Dataset records:

* Begin *

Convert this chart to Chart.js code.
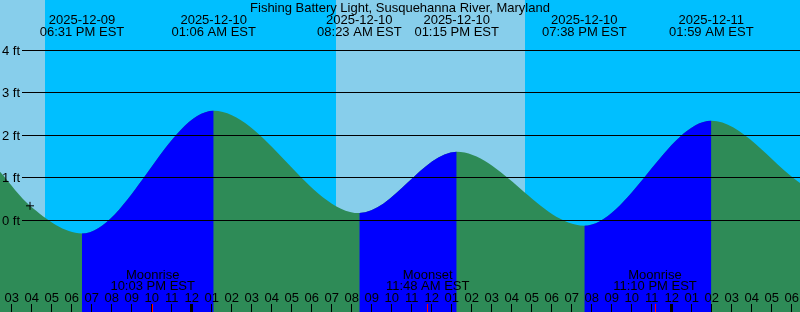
<!DOCTYPE html>
<html>
<head>
<meta charset="utf-8">
<script src="https://cdn.jsdelivr.net/npm/chart.js@4/dist/chart.umd.min.js"></script>
<style>
html,body{margin:0;padding:0;background:#fff;}
canvas{display:block;}
</style>
</head>
<body>
<canvas id="c" width="800" height="312"></canvas>
<script>
// ---- data ----
const chartTitle = 'Fishing Battery Light, Susquehanna River, Maryland';
const viewStart = '2025-12-09 14:25';
const viewEnd = '2025-12-11 06:25';

const tideTimes = ['2025-12-09 14:25', '2025-12-09 15:55', '2025-12-09 18:31', '2025-12-10 01:06',
                   '2025-12-10 08:23', '2025-12-10 13:15', '2025-12-10 19:38', '2025-12-11 01:59',
                   '2025-12-11 06:25'];
const tideFeet = [1.14, 0.34, -0.31, 2.58, 0.17, 1.61, -0.13, 2.34, 0.88];

const extremeTimes = ['2025-12-09 18:31', '2025-12-10 01:06', '2025-12-10 08:23',
                      '2025-12-10 13:15', '2025-12-10 19:38', '2025-12-11 01:59'];
const extremeDates = ['2025-12-09', '2025-12-10', '2025-12-10', '2025-12-10', '2025-12-10', '2025-12-11'];
const extremeLabels = ['06:31 PM EST', '01:06 AM EST', '08:23 AM EST', '01:15 PM EST', '07:38 PM EST', '01:59 AM EST'];

const dayStarts = ['2025-12-09 12:00', '2025-12-10 07:12'];
const dayEnds = ['2025-12-09 16:39', '2025-12-10 16:40'];

const moonTimes = ['2025-12-09 22:03', '2025-12-10 11:48', '2025-12-10 23:10'];
const moonEvents = ['Moonrise', 'Moonset', 'Moonrise'];
const moonLabels = ['10:03 PM EST', '11:48 AM EST', '11:10 PM EST'];

const markerTime = '2025-12-09 15:55';
const markerFeet = 0.34;

const feetTicks = [0, 1, 2, 3, 4];
const firstHour = '2025-12-09 15:00';
const hourLabels = ['03','04','05','06','07','08','09','10','11','12',
                    '01','02','03','04','05','06','07','08','09','10','11','12',
                    '01','02','03','04','05','06','07','08','09','10','11','12',
                    '01','02','03','04','05','06'];
const midnightTimes = ['2025-12-10 00:00', '2025-12-11 00:00'];

// ---- helpers ----
function toHours(s) {
  const [d, t] = s.split(' ');
  const [Y, M, D] = d.split('-').map(Number);
  const [h, m] = t.split(':').map(Number);
  const base = Date.UTC(2025, 11, 9, 15, 0);
  return (Date.UTC(Y, M - 1, D, h, m) - base) / 3600000;
}

const FONT = '13px "Liberation Sans", Arial, sans-serif';
const SKY_NIGHT = '#00BFFF', SKY_DAY = '#87CEEB', GREEN = '#2E8B57', BLUE = '#0000FF';

const tidePoints = tideTimes.map((t, i) => ({x: toHours(t), y: tideFeet[i]}));

const backgroundPlugin = {
  id: 'bg',
  beforeDatasetsDraw(chart) {
    const {ctx, chartArea: a, scales: {x}} = chart;
    ctx.save();
    ctx.fillStyle = SKY_NIGHT;
    ctx.fillRect(a.left, a.top, a.right - a.left, a.bottom - a.top);
    ctx.fillStyle = SKY_DAY;
    dayStarts.forEach((s, i) => {
      const x0 = Math.max(a.left, x.getPixelForValue(toHours(s)));
      const x1 = Math.min(a.right, x.getPixelForValue(toHours(dayEnds[i])));
      ctx.fillRect(Math.round(x0), a.top, Math.round(x1) - Math.round(x0), a.bottom - a.top);
    });
    ctx.restore();
  }
};

const overlayPlugin = {
  id: 'overlay',
  afterDatasetsDraw(chart) {
    const {ctx, chartArea: a, scales: {x, y}} = chart;
    ctx.save();
    ctx.font = FONT;
    ctx.fillStyle = '#000';
    ctx.strokeStyle = '#000';
    ctx.lineWidth = 1;
    // horizontal feet lines
    feetTicks.forEach(v => {
      const py = Math.floor(y.getPixelForValue(v)) + 0.5;
      ctx.beginPath();
      ctx.moveTo(22, py);
      ctx.lineTo(a.right, py);
      ctx.stroke();
      ctx.textAlign = 'left';
      ctx.textBaseline = 'alphabetic';
      ctx.fillText(v + ' ft', 2, Math.floor(y.getPixelForValue(v)) + 5);
    });
    // title
    ctx.textAlign = 'center';
    ctx.textBaseline = 'alphabetic';
    ctx.fillText(chartTitle, (a.left + a.right) / 2, 12);
    // extreme labels
    extremeTimes.forEach((t, i) => {
      const px = x.getPixelForValue(toHours(t));
      ctx.fillText(extremeDates[i], px, 24);
      ctx.fillText(extremeLabels[i], px, 35.5);
    });
    // moon labels
    moonTimes.forEach((t, i) => {
      const px = x.getPixelForValue(toHours(t));
      ctx.fillText(moonEvents[i], px, 278.5);
      ctx.fillText(moonLabels[i], px, 290);
    });
    // hour labels and ticks
    const h0 = toHours(firstHour);
    hourLabels.forEach((lab, i) => {
      const px = x.getPixelForValue(h0 + i);
      ctx.fillText(lab, px, 301.5);
      ctx.fillRect(Math.floor(px), 304, 1, 8);
    });
    midnightTimes.forEach(t => {
      const px = x.getPixelForValue(toHours(t));
      ctx.fillRect(Math.round(px) - 2, 304, 3, 8);
    });
    ctx.fillStyle = '#FF0000';
    moonTimes.forEach(t => {
      const px = x.getPixelForValue(toHours(t));
      ctx.fillRect(Math.floor(px), 304, 1, 8);
    });
    ctx.restore();
  }
};

new Chart(document.getElementById('c'), {
  type: 'line',
  data: {
    datasets: [
      {
        data: [{x: toHours(markerTime), y: markerFeet}],
        showLine: false,
        pointStyle: 'cross',
        pointRadius: 4,
        pointBorderWidth: 1,
        pointBorderColor: '#000',
        pointBackgroundColor: '#000',
        clip: false,
        order: 0
      },
      {
        // rising (flood) portions, drawn over the green fill
        data: tidePoints,
        cubicInterpolationMode: 'monotone',
        fill: 'start',
        backgroundColor: BLUE,
        borderColor: 'rgba(0,0,0,0)',
        borderWidth: 0,
        pointRadius: 0,
        segment: {
          backgroundColor: c => (c.p1.parsed.y > c.p0.parsed.y ? BLUE : 'rgba(0,0,0,0)')
        },
        order: 1
      },
      {
        data: tidePoints,
        cubicInterpolationMode: 'monotone',
        fill: 'start',
        backgroundColor: GREEN,
        borderColor: 'rgba(0,0,0,0)',
        borderWidth: 0,
        pointRadius: 0,
        order: 2
      }
    ]
  },
  options: {
    responsive: false,
    animation: false,
    events: [],
    layout: {padding: 0, autoPadding: false},
    plugins: {legend: {display: false}, tooltip: {enabled: false}, title: {display: false}},
    scales: {
      x: {type: 'linear', display: false, min: toHours(viewStart), max: toHours(viewEnd)},
      y: {type: 'linear', display: false, min: -2.158, max: 5.1835}
    }
  },
  plugins: [backgroundPlugin, overlayPlugin]
});
</script>
</body>
</html>
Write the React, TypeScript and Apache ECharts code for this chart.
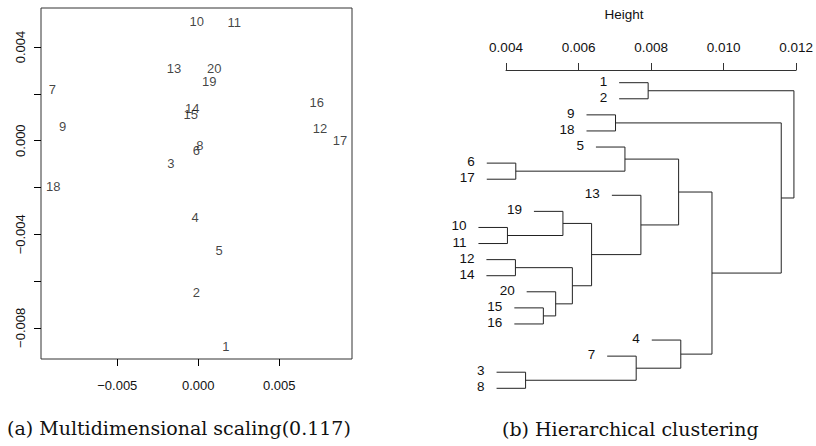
import React, { useEffect, useRef } from "react";
import * as echarts from "echarts";

// ---- Panel (a): multidimensional scaling ----
const mdsLabels = ["1","2","3","4","5","6","7","8","9","10","11","12","13","14","15","16","17","18","19","20"];
const mdsX = [0.00171,-0.00012,-0.0017,-0.00019,0.00128,-0.00012,-0.00901,0.0001,-0.00837,-0.0001,0.00222,0.00751,-0.0015,-0.00037,-0.00047,0.00731,0.00875,-0.00895,0.00068,0.00099];
const mdsY = [-0.0088,-0.00648,-0.00097,-0.00329,-0.00471,-0.00043,0.00217,-0.00021,0.00059,0.00509,0.00506,0.0005,0.00309,0.00138,0.00113,0.00164,0.0,-0.00194,0.00255,0.00309];
const mdsXTicks = [-0.005, 0, 0.005];
const mdsYTicks = [-0.008, -0.006, -0.004, -0.002, 0, 0.002, 0.004];
const mdsYLabels = [-0.008, -0.004, 0, 0.004];

// ---- Panel (b): hierarchical clustering (hclust-style merge table) ----
const leafLabels = ["1","2","3","4","5","6","7","8","9","10","11","12","13","14","15","16","17","18","19","20"];
const mergeLeft = [-10,-12,-6,-3,-15,-20,-19,2,7,-9,-5,-7,-13,-1,11,-4,15,10,14];
const mergeRight = [-11,-14,-17,-8,-16,5,1,6,8,-18,3,4,9,-2,13,12,16,17,18];
const mergeHeight = [0.00404,0.00426,0.00427,0.00454,0.00503,0.00537,0.00557,0.00583,0.00636,0.00702,0.00728,0.00759,0.00772,0.00792,0.00876,0.00882,0.00968,0.01159,0.01194];
const hang = 0.0008;
const heightTicks = [0.004, 0.006, 0.008, 0.010, 0.012];

const FONT = "Liberation Sans, Arial, Helvetica, sans-serif";
const SERIF = "DejaVu Serif, Liberation Serif, serif";

function fmt(v: number) {
  const s = Math.abs(v).toFixed(3);
  return v < 0 ? "\u2212" + s : s;
}

function buildDendrogram() {
  const order: number[] = [];
  const visit = (n: number) => {
    if (n < 0) { order.push(-n); return; }
    visit(mergeLeft[n - 1]);
    visit(mergeRight[n - 1]);
  };
  visit(mergeLeft.length);
  const leafPos: Record<number, number> = {};
  order.forEach((l, i) => (leafPos[l] = i));
  const nodeY: number[] = [];
  const yOf = (n: number): number => (n < 0 ? leafPos[-n] : nodeY[n - 1]);
  const segs: number[][] = [];
  const leaves: any[] = [];
  for (let i = 0; i < mergeLeft.length; i++) {
    const h = mergeHeight[i];
    const kids = [mergeLeft[i], mergeRight[i]];
    const ys = kids.map(yOf);
    kids.forEach((c, k) => {
      const start = c < 0 ? h - hang : mergeHeight[c - 1];
      segs.push([start, ys[k], h, ys[k]]);
      if (c < 0) leaves.push([start, ys[k], leafLabels[-c - 1]]);
    });
    segs.push([h, ys[0], h, ys[1]]);
    nodeY[i] = (ys[0] + ys[1]) / 2;
  }
  return { segs, leaves, n: order.length };
}

export default function App() {
  const ref = useRef<HTMLDivElement>(null);
  useEffect(() => {
    if (!ref.current) return;
    const chart = echarts.init(ref.current, undefined, { renderer: "svg" });
    const dendro = buildDendrogram();
    const lineColor = "#222";
    chart.setOption({
      animation: false,
      textStyle: { fontFamily: FONT },
      grid: [
        { left: 41, top: 8, width: 311, height: 351, show: true, borderColor: "#333", borderWidth: 1, backgroundColor: "transparent" },
        { left: 506, top: 82.7, width: 291.3, height: 305.6 },
      ],
      xAxis: [
        {
          gridIndex: 0, type: "value", min: -0.00971, max: 0.00949,
          axisLine: { show: false, onZero: false },
          axisTick: { show: true, length: 7, lineStyle: { color: "#000" }, customValues: mdsXTicks },
          axisLabel: { customValues: mdsXTicks, formatter: (v: number) => fmt(v), fontSize: 13, color: "#111", margin: 20, fontFamily: FONT },
          splitLine: { show: false },
        },
        {
          gridIndex: 1, type: "value", position: "top", offset: 12.7,
          min: 0.004, max: 0.012, interval: 0.002,
          axisLine: { show: true, onZero: false, lineStyle: { color: "#333", width: 1 } },
          axisTick: { show: true, length: 7, lineStyle: { color: "#333" }, customValues: heightTicks },
          axisLabel: { customValues: heightTicks, formatter: (v: number) => v.toFixed(3), fontSize: 13.5, color: "#111", margin: 16, fontFamily: FONT },
          splitLine: { show: false },
        },
      ],
      yAxis: [
        {
          gridIndex: 0, type: "value", min: -0.00933, max: 0.00567,
          axisLine: { show: false, onZero: false },
          axisTick: { show: true, length: 7, lineStyle: { color: "#000" }, customValues: mdsYTicks },
          axisLabel: { customValues: mdsYLabels, rotate: 90, formatter: (v: number) => fmt(v), fontSize: 13, color: "#111", margin: 14, fontFamily: FONT },
          splitLine: { show: false },
        },
        { gridIndex: 1, type: "value", min: 0, max: dendro.n - 1, inverse: true, show: false, axisLine: { onZero: false } },
      ],
      series: [
        {
          type: "scatter", xAxisIndex: 0, yAxisIndex: 0, symbolSize: 0,
          data: mdsX.map((x, i) => ({ value: [x, mdsY[i]], name: mdsLabels[i] })),
          label: { show: true, position: "inside", formatter: (p: any) => p.name, fontSize: 13, color: "#111", fontFamily: FONT },
          emphasis: { disabled: true },
        },
        {
          type: "custom", xAxisIndex: 1, yAxisIndex: 1, clip: false,
          data: dendro.segs,
          renderItem: (params: any, api: any) => {
            const p1 = api.coord([api.value(0), api.value(1)]);
            const p2 = api.coord([api.value(2), api.value(3)]);
            return { type: "line", shape: { x1: p1[0], y1: p1[1], x2: p2[0], y2: p2[1] }, style: { stroke: lineColor, lineWidth: 1 } };
          },
        },
        {
          type: "custom", xAxisIndex: 1, yAxisIndex: 1, clip: false,
          data: dendro.leaves,
          renderItem: (params: any, api: any) => {
            const p = api.coord([api.value(0), api.value(1)]);
            const d = dendro.leaves[params.dataIndex];
            return { type: "text", x: p[0] - 12, y: p[1] - 1.5, style: { text: d[2], textAlign: "right", textVerticalAlign: "middle", fontSize: 13.5, fill: "#111", fontFamily: FONT } };
          },
        },
      ],
      graphic: [
        { type: "text", x: 624, y: 14, style: { text: "Height", textAlign: "center", textVerticalAlign: "middle", fontSize: 13.5, fill: "#111", fontFamily: FONT } },
        { type: "text", x: 7, y: 428, style: { text: "(a) Multidimensional scaling(0.117)", textAlign: "left", textVerticalAlign: "middle", fontSize: 19, fill: "#111", fontFamily: SERIF } },
        { type: "text", x: 502, y: 429, style: { text: "(b) Hierarchical clustering", textAlign: "left", textVerticalAlign: "middle", fontSize: 19, fill: "#111", fontFamily: SERIF } },
      ],
    });
    return () => chart.dispose();
  }, []);
  return <div ref={ref} style={{ position: "absolute", left: 0, top: 0, width: 816, height: 446 }} />;
}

* End *

== STATED EXERCISE ==
Output exactly the lines from the one containing "Write the React, TypeScript" through the one containing "import * as", both included, and nothing else; leave out any pictures.

== TASK SOLUTION ==
Write the React, TypeScript and Apache ECharts code for this chart.
import React, { useEffect, useRef } from "react";
import * as echarts from "echarts";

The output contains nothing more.